GEORGIA WEIGHS POLITICAL AND ECONOMIC BENEFITS
Under President Mikheil Saakashvili, Georgia’s relationship with Russia went from bad to worse, especially after the 2008 conflict. Saakashvili’s party was thrown out in the parliamentary election in October, and the incoming Georgian Dream coalition led by the new prime minister, Bidzina Ivanishvili, set about trying to repair ties with Moscow. But with no one prepared to give ground on their respective positions on Abkhazia and South Ossetia, progress has been limited.
Speaking in January, Ivanishvili said the railway issue could be resolved “if there is a desire on all sides,” although he acknowledged this would be a slow process.
The potential economic benefits are clear to many Georgians. The country already hosts pipelines and railways linking oil-rich Azerbaijan to western markets, and restoring northward rail links would make it even more of a regional hub and bring in earnings from transit fees.
The advantages are well-understood by Paata Zakareishvili, whom Ivanishvili appointed minister for reintegration – the point-man for efforts to bring Abkhazia and South Ossetia back into Georgia’s orbit.
“Everyone could use this railway – Russia, Georgia, and Armenia,” Zakareishvili said. “It would enhance our country’s role as a transport artery and increase its geopolitical importance. Goods would move not just west-east, but also north-south.”
Irakli Menagarishvili, a former foreign minister who now heads Georgia’s Center for Strategic Studies, believes a common interest in the shape of a railway could help both Georgians and Abkhaz move on from the war.
“Mutual economic integration can play an important part in the process of truly uniting the Georgian and Abkhazian peoples,” he said. “This railway could be decisive.”
Others remain fearful of Russia’s true intentions. They include Saakashvili, who remains president until an election this autumn, albeit with much-diminished effective powers.
“This railway will be a launchpad for Russia to capture the Caucasus, establish influence over Armenia and Azerbaijan, and secure a corridor to Iran. Why should Georgia be a pawn in Russia’s tawdry game?” Saakashvili said in a speech to students this January. “If the Abkhazian railway is restored, where will Georgian border guards be posted? If restoration of the Abkhazian railway does not move in parallel with the de-occupation of Georgia, then it will simply legitimize the Russian occupation of Abkhazia.”
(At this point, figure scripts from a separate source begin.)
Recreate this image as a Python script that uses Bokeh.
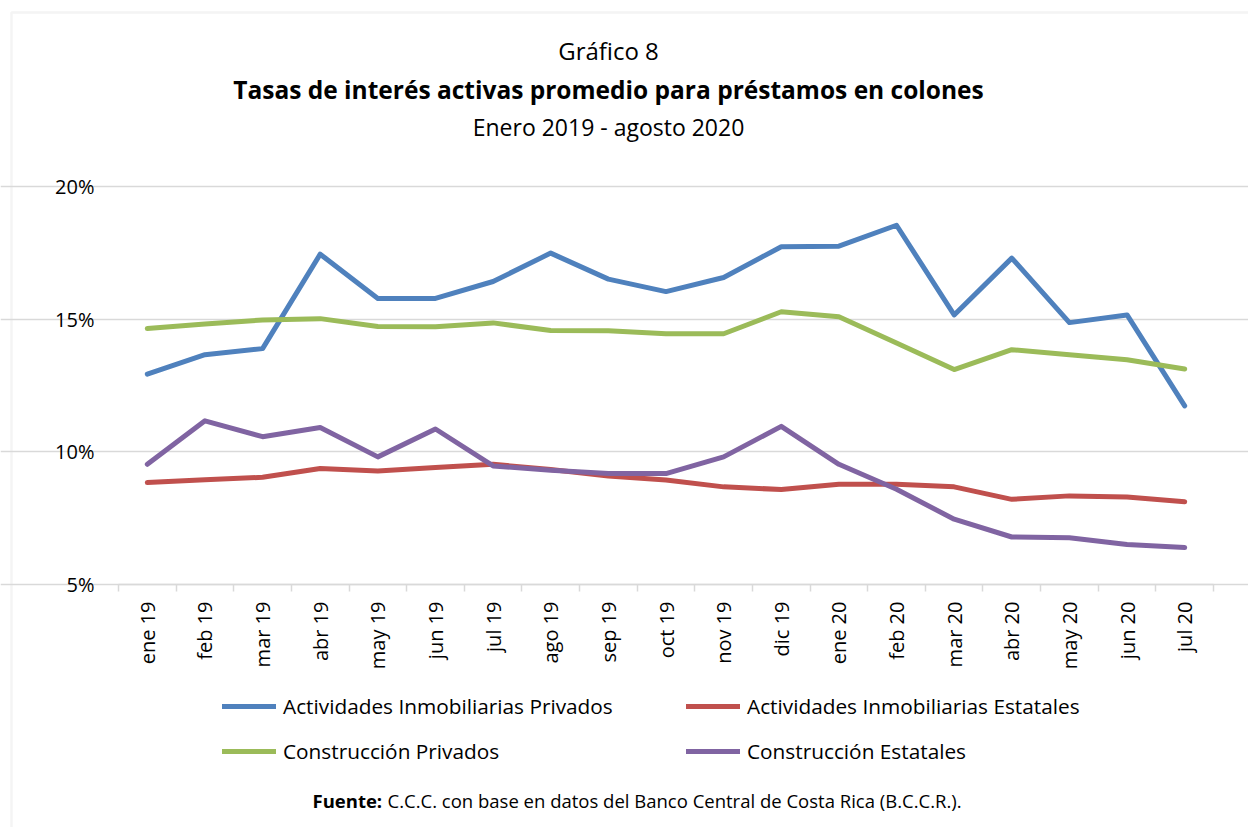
import math
from bokeh.plotting import figure
from bokeh.models import (Range1d, FixedTicker, Legend, LegendItem, Label, BoxAnnotation,
                          LinearAxis, Grid)
from bokeh.embed import file_html
from bokeh.resources import INLINE

# ---------------- data ----------------
months = ["ene 19", "feb 19", "mar 19", "abr 19", "may 19", "jun 19", "jul 19",
          "ago 19", "sep 19", "oct 19", "nov 19", "dic 19", "ene 20", "feb 20",
          "mar 20", "abr 20", "may 20", "jun 20", "jul 20"]

act_inmob_privados = [12.93, 13.66, 13.89, 17.45, 15.78, 15.78, 16.42, 17.49, 16.51, 16.04,
                      16.57, 17.73, 17.75, 18.54, 15.16, 17.30, 14.87, 15.16, 11.73]
act_inmob_estatales = [8.84, 8.95, 9.04, 9.37, 9.28, 9.41, 9.53, 9.33, 9.09, 8.94,
                       8.68, 8.58, 8.78, 8.78, 8.68, 8.21, 8.34, 8.30, 8.12]
construccion_privados = [14.65, 14.82, 14.97, 15.02, 14.72, 14.71, 14.86, 14.57, 14.56, 14.45,
                         14.45, 15.28, 15.09, 14.10, 13.10, 13.85, 13.66, 13.47, 13.12]
construccion_estatales = [9.53, 11.17, 10.57, 10.92, 9.81, 10.86, 9.47, 9.31, 9.18, 9.18,
                          9.81, 10.96, 9.53, 8.59, 7.46, 6.79, 6.76, 6.51, 6.39]

series_names = ["Actividades Inmobiliarias Privados", "Actividades Inmobiliarias Estatales",
                "Construcción Privados", "Construcción Estatales"]
y_ticks = [5, 10, 15, 20]

title_1 = "Gráfico 8"
title_2 = "Tasas de interés activas promedio para préstamos en colones"
title_3 = "Enero 2019 - agosto 2020"
source_bold = "Fuente:"
source_text = "C.C.C. con base en datos del Banco Central de Costa Rica (B.C.C.R.)."

# ---------------- layout / style ----------------
W, H = 1248, 827
PLOT_L, PLOT_R, PLOT_T, PLOT_B = 118, 1213, 186, 584   # plot-area box in pixels
FONT = "Open Sans"
colors = ["#4F81BD", "#C0504D", "#9BBB59", "#8064A2"]
GRID = "#d9d9d9"
TXT = "#000000"

n = len(months)
x_lo, x_hi = -0.5, n - 0.5
y_lo, y_hi = y_ticks[0], y_ticks[-1]
ppx = (PLOT_R - PLOT_L) / (x_hi - x_lo)
ppy = (PLOT_B - PLOT_T) / (y_hi - y_lo)
x_range = Range1d(x_lo - PLOT_L / ppx, x_hi + (W - PLOT_R) / ppx)
y_range = Range1d(y_lo - (H - PLOT_B) / ppy, y_hi + PLOT_T / ppy)

p = figure(width=W, height=H, output_backend="svg", toolbar_location=None,
           x_range=x_range, y_range=y_range,
           x_axis_location=None, y_axis_location=None, min_border=0)
p.title.visible = False
p.outline_line_color = None
p.background_fill_color = "white"
p.border_fill_color = "white"
for g in p.grid:
    g.visible = False

# outer border of the chart area (left and top edges visible)
def px_to_x(px):
    return x_range.start + px / ppx

def px_to_y(py):
    return y_range.end - py / ppy

p.add_layout(BoxAnnotation(left=px_to_x(11), top=px_to_y(12), right=px_to_x(W + 20),
                           bottom=px_to_y(H + 20), fill_alpha=0, line_color=GRID,
                           line_width=2.5, level="underlay"))

# grid
p.add_layout(Grid(dimension=1, ticker=FixedTicker(ticks=y_ticks), bounds=(x_lo, x_hi),
                  grid_line_color=GRID, grid_line_width=1.5))

xs = list(range(n))
all_series = [act_inmob_privados, act_inmob_estatales, construccion_privados, construccion_estatales]
renderers = []
for ys, col in zip(all_series, colors):
    r = p.line(xs, ys, line_color=col, line_width=5, line_cap="round", line_join="round")
    renderers.append(r)

# y axis
yaxis = LinearAxis(fixed_location=x_lo, bounds=(y_lo, y_hi), ticker=FixedTicker(ticks=y_ticks),
                   major_label_overrides={t: f"{t}%" for t in y_ticks},
                   axis_line_color=None, major_tick_line_color=None, minor_tick_line_color=None,
                   major_label_text_font=FONT, major_label_text_font_size="20px",
                   major_label_text_color=TXT, major_label_standoff=18)
p.add_layout(yaxis, "left")

# x axis
xaxis = LinearAxis(fixed_location=y_lo, bounds=(x_lo, x_hi),
                   ticker=FixedTicker(ticks=xs, minor_ticks=[i - 0.5 for i in range(n + 1)]),
                   major_label_overrides={i: m for i, m in enumerate(months)},
                   major_label_orientation=math.pi / 2,
                   major_tick_line_color=None,
                   minor_tick_line_color=GRID, minor_tick_line_width=1.5,
                   minor_tick_in=0, minor_tick_out=7,
                   axis_line_color=GRID, axis_line_width=1.5,
                   major_label_text_font=FONT, major_label_text_font_size="20px",
                   major_label_text_color=TXT, major_label_standoff=10)
p.add_layout(xaxis, "below")

# legends (two columns)
def make_legend(idx, x_left):
    return Legend(items=[LegendItem(label=series_names[i], renderers=[renderers[i]]) for i in idx],
                  location=(x_left, H - 765), orientation="vertical",
                  glyph_width=54, glyph_height=28, label_height=28, label_standoff=7,
                  spacing=17, padding=0, margin=0,
                  border_line_color=None, background_fill_alpha=0,
                  label_text_font=FONT, label_text_font_size="20.8px", label_text_color=TXT)

p.add_layout(make_legend([0, 2], 222))
p.add_layout(make_legend([1, 3], 686))

# titles
for txt, yy, style, fs in [(title_1, 50, "normal", "24px"), (title_2, 89, "bold", "24.5px"),
                           (title_3, 126, "normal", "23px")]:
    p.add_layout(Label(x=608, y=H - yy, x_units="screen", y_units="screen", text=txt,
                       text_align="center", text_baseline="middle", text_font=FONT,
                       text_font_size=fs, text_font_style=style, text_color=TXT))

p.add_layout(Label(x=312, y=H - 800, x_units="screen", y_units="screen", text=source_bold,
                   text_align="left", text_baseline="middle", text_font=FONT,
                   text_font_size="18.5px", text_font_style="bold", text_color=TXT))
p.add_layout(Label(x=387, y=H - 800, x_units="screen", y_units="screen", text=source_text,
                   text_align="left", text_baseline="middle", text_font=FONT,
                   text_font_size="18.5px", text_color=TXT))

open("out.html", "w").write(file_html(p, INLINE))
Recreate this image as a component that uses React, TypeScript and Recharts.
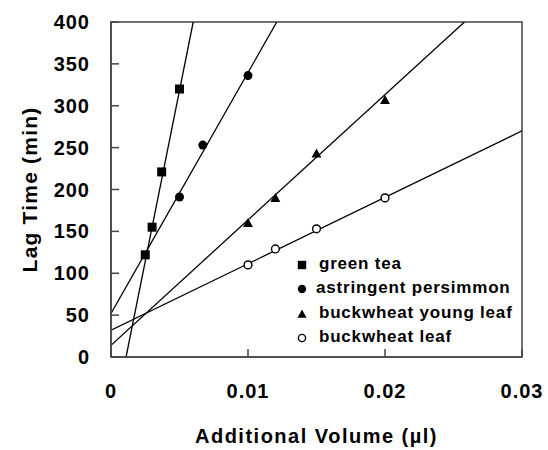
import React from 'react';
import {
  ComposedChart,
  Scatter,
  XAxis,
  YAxis,
  ReferenceLine,
  ReferenceArea
} from 'recharts';

// measured points
const greenTea = [
  { x: 0.0025, y: 122 },
  { x: 0.003, y: 155 },
  { x: 0.0037, y: 221 },
  { x: 0.005, y: 320 }
];
const persimmon = [
  { x: 0.005, y: 191 },
  { x: 0.0067, y: 253 },
  { x: 0.01, y: 336 }
];
const youngLeaf = [
  { x: 0.01, y: 160 },
  { x: 0.012, y: 190 },
  { x: 0.015, y: 243 },
  { x: 0.02, y: 307 }
];
const buckwheatLeaf = [
  { x: 0.01, y: 110 },
  { x: 0.012, y: 129 },
  { x: 0.015, y: 153 },
  { x: 0.02, y: 190 }
];

// regression line end points
const greenTeaFit = [{ x: 0.0011, y: 0 }, { x: 0.006, y: 400 }];
const persimmonFit = [{ x: 0, y: 52 }, { x: 0.0121, y: 400 }];
const youngLeafFit = [{ x: 0, y: 14 }, { x: 0.0258, y: 400 }];
const buckwheatLeafFit = [{ x: 0, y: 32 }, { x: 0.03, y: 270 }];

const xTicks = [0, 0.01, 0.02, 0.03];
const yTicks = [0, 50, 100, 150, 200, 250, 300, 350, 400];
const legendNames = ['green tea', 'astringent persimmon', 'buckwheat young leaf', 'buckwheat leaf'];

const FONT = '"Liberation Sans", Arial, Helvetica, sans-serif';
const FRAME = '#444';

type Kind = 'square' | 'circle' | 'triangle' | 'open';
const kinds: Kind[] = ['square', 'circle', 'triangle', 'open'];

const Marker = ({ cx, cy, kind, s = 4.5 }: { cx: number; cy: number; kind: Kind; s?: number }) => {
  if (cx == null || cy == null) return <g />;
  switch (kind) {
    case 'square':
      return <rect x={cx - s} y={cy - s} width={s * 2} height={s * 2} fill="#000" />;
    case 'circle':
      return <circle cx={cx} cy={cy} r={s} fill="#000" />;
    case 'triangle':
      return (
        <polygon
          points={`${cx},${cy - s * 1.1} ${cx - s * 1.1},${cy + s * 0.9} ${cx + s * 1.1},${cy + s * 0.9}`}
          fill="#000"
        />
      );
    default:
      return <circle cx={cx} cy={cy} r={s - 0.6} fill="#fff" stroke="#000" strokeWidth={1.4} />;
  }
};

const YTick = (props: any) => {
  const { x, y, payload } = props;
  return (
    <g>
      <line x1={x} y1={y} x2={x + 8} y2={y} stroke={FRAME} strokeWidth={1.5} />
      <text
        x={x - 21}
        y={y}
        dy={7}
        textAnchor="end"
        fontFamily={FONT}
        fontWeight="bold"
        fontSize={20}
        letterSpacing={1}
        fill="#000"
      >
        {payload.value}
      </text>
    </g>
  );
};

const XTick = (props: any) => {
  const { x, y, payload } = props;
  return (
    <g>
      <line x1={x} y1={y} x2={x} y2={y - 8} stroke={FRAME} strokeWidth={1.5} />
      <text
        x={x}
        y={y + 41}
        textAnchor="middle"
        fontFamily={FONT}
        fontWeight="bold"
        fontSize={20}
        letterSpacing={1}
        fill="#000"
      >
        {payload.value}
      </text>
    </g>
  );
};

// legend drawn as an overlay so it doesn't steal plot space
const LegendBox = () => (
  <div
    style={{
      position: 'absolute',
      left: 293,
      top: 252,
      fontFamily: FONT,
      fontWeight: 'bold',
      fontSize: 17,
      letterSpacing: 0.8,
      pointerEvents: 'none'
    }}
  >
    {legendNames.map((name, i) => (
      <div key={name} style={{ display: 'flex', alignItems: 'center', height: 24.3 }}>
        <svg width={20} height={20} style={{ marginRight: 6 }}>
          <Marker cx={9} cy={11} kind={kinds[i]} s={4.2} />
        </svg>
        <span style={{ marginLeft: i === 1 ? -3 : 0 }}>{name}</span>
      </div>
    ))}
  </div>
);

const fits = [greenTeaFit, persimmonFit, youngLeafFit, buckwheatLeafFit];
const series = [greenTea, persimmon, youngLeaf, buckwheatLeaf];

export default function App() {
  return (
    <div style={{ position: 'absolute', left: 0, top: 0, width: 548, height: 450, background: '#fff' }}>
      <ComposedChart width={548} height={450} margin={{ top: 22, right: 26, left: 0, bottom: 0 }}>
        <XAxis
          type="number"
          dataKey="x"
          domain={[0, 0.03]}
          ticks={xTicks}
          interval={0}
          height={93}
          tickSize={0}
          tickMargin={0}
          tickLine={false}
          axisLine={{ stroke: FRAME, strokeWidth: 1.5 }}
          tick={<XTick />}
          allowDataOverflow
          label={{
            content: (p: any) => {
              const vb = p.viewBox;
              return (
                <text
                  x={vb.x + vb.width / 2}
                  y={vb.y + 86}
                  textAnchor="middle"
                  fontFamily={FONT}
                  fontWeight="bold"
                  fontSize={20}
                  letterSpacing={1.5}
                  fill="#000"
                >
                  Additional Volume (µl)
                </text>
              );
            }
          }}
        />
        <YAxis
          type="number"
          dataKey="y"
          domain={[0, 400]}
          ticks={yTicks}
          interval={0}
          width={111}
          tickSize={0}
          tickMargin={0}
          tickLine={false}
          axisLine={{ stroke: FRAME, strokeWidth: 1.5 }}
          tick={<YTick />}
          allowDataOverflow
          label={{
            content: (p: any) => {
              const vb = p.viewBox;
              const cx = vb.x + 37;
              const cy = vb.y + vb.height / 2;
              return (
                <text
                  x={cx}
                  y={cy}
                  transform={`rotate(-90 ${cx} ${cy})`}
                  textAnchor="middle"
                  fontFamily={FONT}
                  fontWeight="bold"
                  fontSize={21}
                  letterSpacing={1.2}
                  fill="#000"
                >
                  Lag Time (min)
                </text>
              );
            }
          }}
        />
        <ReferenceArea x1={0} x2={0.03} y1={0} y2={400} fill="none" stroke={FRAME} strokeWidth={1.5} />
        {fits.map((seg, i) => (
          <ReferenceLine key={`fit-${i}`} segment={seg} stroke="#000" strokeWidth={1.3} ifOverflow="hidden" />
        ))}
        {series.map((data, i) => (
          <Scatter
            key={`s-${i}`}
            name={legendNames[i]}
            data={data}
            isAnimationActive={false}
            shape={(p: any) => <Marker cx={p.cx} cy={p.cy} kind={kinds[i]} />}
          />
        ))}
      </ComposedChart>
      <LegendBox />
    </div>
  );
}
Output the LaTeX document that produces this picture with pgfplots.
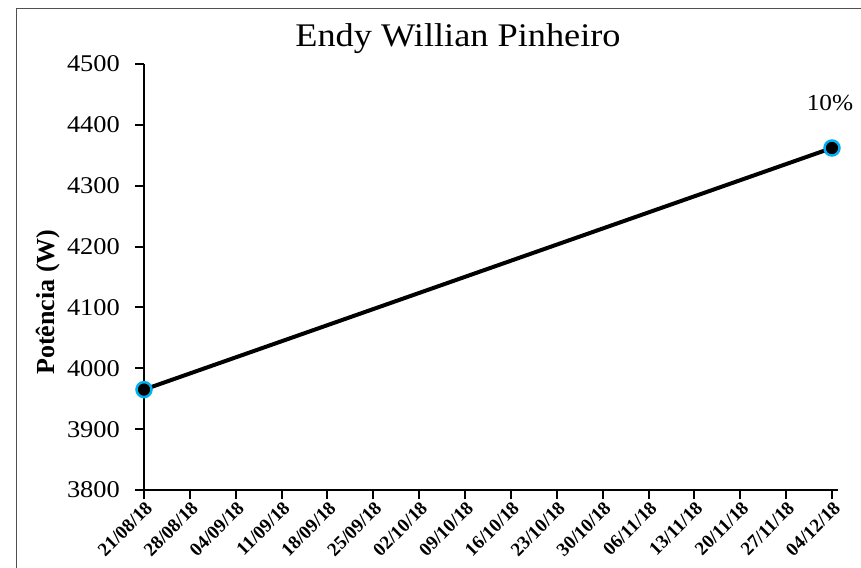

Saakashvili said Georgia should focus instead on east-west rail transport from Azerbaijan to Turkey. To complete that route, engineers are laying track to link the southern Georgian town of Akhalkalaki with Kars in eastern Turkey. This, the president said, would make Georgia a “strategic player.”
Ivanishvili’s government does not share Saakashvili’s enthusiasm for the Kars-Akhalkalaki project since it could draw freight traffic away from Georgia’s Black Sea ports. Ministers have talked about renegotiating terms with Turkey and Azerbaijan to ensure the ports are compensated.
Unlike the Abkhazian railway, the Turkish connection presents technical problems, as the standard gauge used across the former Soviet Union is broader than the track used in Turkey.
ARMENIA LOOKS TO BREAK OUT OF ISOLATION
Of the other countries in the region, Armenia would probably benefit the most from the Abkhazian rail project. Russia’s other southward railway line goes down the Caspian coast to Azerbaijan, with which Armenia has no relations, economic or otherwise, because of the unresolved Nagorno-Karabakh dispute.
Russia remains Armenia’s most significant ally and trading partner. With the borders with Azerbaijan and its ally Turkey closed, and a road link to Russia via central Georgia only slowly re-opening, Armenian exports must be driven overland to Georgian ports, shipped to Russia, and then loaded back onto trucks or trains.
Bagrat Asatryan, a former head of Armenia’s central bank, believes a rail link via Abkhazia and Georgia would provide a much-needed boost to the country’s failing economy. He recalled that when the route stopped working in the 1990s, the volume of trade between Russia and Armenia fell by 95 percent or more.
“Essentially Armenia is now under blockade, since it lacks rail connections to its main trading partners in Europe and Russia. That’s why the opening of the Abkhazian railway is such an important and strategic task,” Asatryan said.
Apart from its routes through Georgia, Armenia only has trade and transport ties with Iran to the south. In January, the government in Yerevan announced a project to build an electrified railway as far as Meghri on the Iranian border, and then link this into transport networks that will link it to Gulf ports. The new stretch of railway cuts out a stretch of Soviet-era track through Azerbaijan.
If the Abkhazian rail connection were revived, Armenia would go from near-isolation into a position on a route from Russia to the Gulf.
Ruben Safrastyan, director of Armenia’s Institute for Oriental Studies, said the route would bring the added political bonus of reducing Turkey’s growing influence in Georgia as well as Azerbaijan.
“Armenia would link up with Russia,” he said. “As a result, Russia’s influence would increase not only in the South Caucasus but across the whole region, including with regards to Georgia. This would then reduce Turkey’s role by weakening its influence on Georgia. The opening of this railway is much needed by Armenia, and it will change the whole geopolitical situation in the South Caucasus.”
But if Armenians view Turkish influence as a bad thing, many Georgians see it as preferable to having Russia throw its weight around.
“This is a big political game that will change the situation in the South Caucasus,” said Mamuka Areshidze, head of the Caucasus Center for Strategic Studies. “Georgia needs to be extremely cautious. There are many players who are interested in the status quo. When political and economic projects change in the South Caucasus, that will bring regional changes that could lead to military confrontation. Everything depends on the interests of the big political players – the United States, Europe, Turkey, Iran, and Russia.”